Pamela S. Karlan in Boston Review:
Ten years ago the Supreme Court stepped in to decide the presidential election. The Court halted Florida’s recount and announced that the state’s method of reviewing ballots violated the equal protection clause of the Fourteenth Amendment. Although the Justices had found a constitutional violation, they weren’t interested—as the Court’s unsigned 2000 opinion in Bush v. Gore made clear—in vindicating equality more broadly. Their decision, they wrote, “is limited to the present circumstances, for the problem of equal protection in election processes generally presents many complexities.”
The Court’s interest in leveling the political playing field waned as quickly as it waxed. Since Bush v. Gore, the Court has consistently refused opportunities to make the electoral process fairer. Consider gerrymandering: nothing makes ballots more worthless than having the election results foreordained by sitting politicians’ artful jiggering of the district lines. Yet the Supreme Court has refused to do anything about the increasingly aggressive and sophisticated means by which officeholders pick their constituents rather than the other way around. Moreover, the Court has turned a purported concern with voter chicanery into a green light for draconian voter-identification laws, despite virtually no evidence of voting fraud perpetrated through impersonation of registered voters at the polls. The Court also has responded to the Voting Rights Act—Congress’s most notable and successful attempt to promote equality within the political process—by adopting the narrowest possible construction of the Act and expressing skepticism about its constitutionality. Most notoriously, the Court has dismissed the very idea that equalizing chances for political influence is a legitimate value when it comes to campaign-finance regulation.

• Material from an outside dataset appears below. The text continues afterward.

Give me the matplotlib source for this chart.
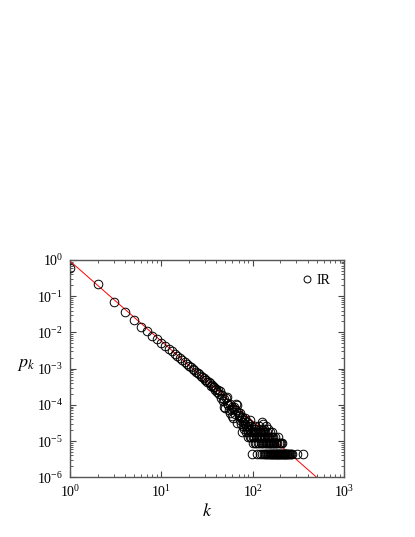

But Bush v. Gore casts a shadow far beyond the Court’s election-law docket. At the time of the decision, many observers—including Justices John Paul Stevens, Ruth Bader Ginsburg, and Stephen Breyer in dissent—warned that the Court might lose the nation’s confidence in its role as an impartial guardian of the law. That didn’t happen, but the Court apparently did gain a disturbing degree of confidence in itself. Having decided in 2000 that Congress could not be trusted to have the final word in the presidential election—even though the Twelfth Amendment establishes Congress, not the Supreme Court, as the ultimate arbiter—a number of justices have been making a habit of expressing distrust for Congress in other areas.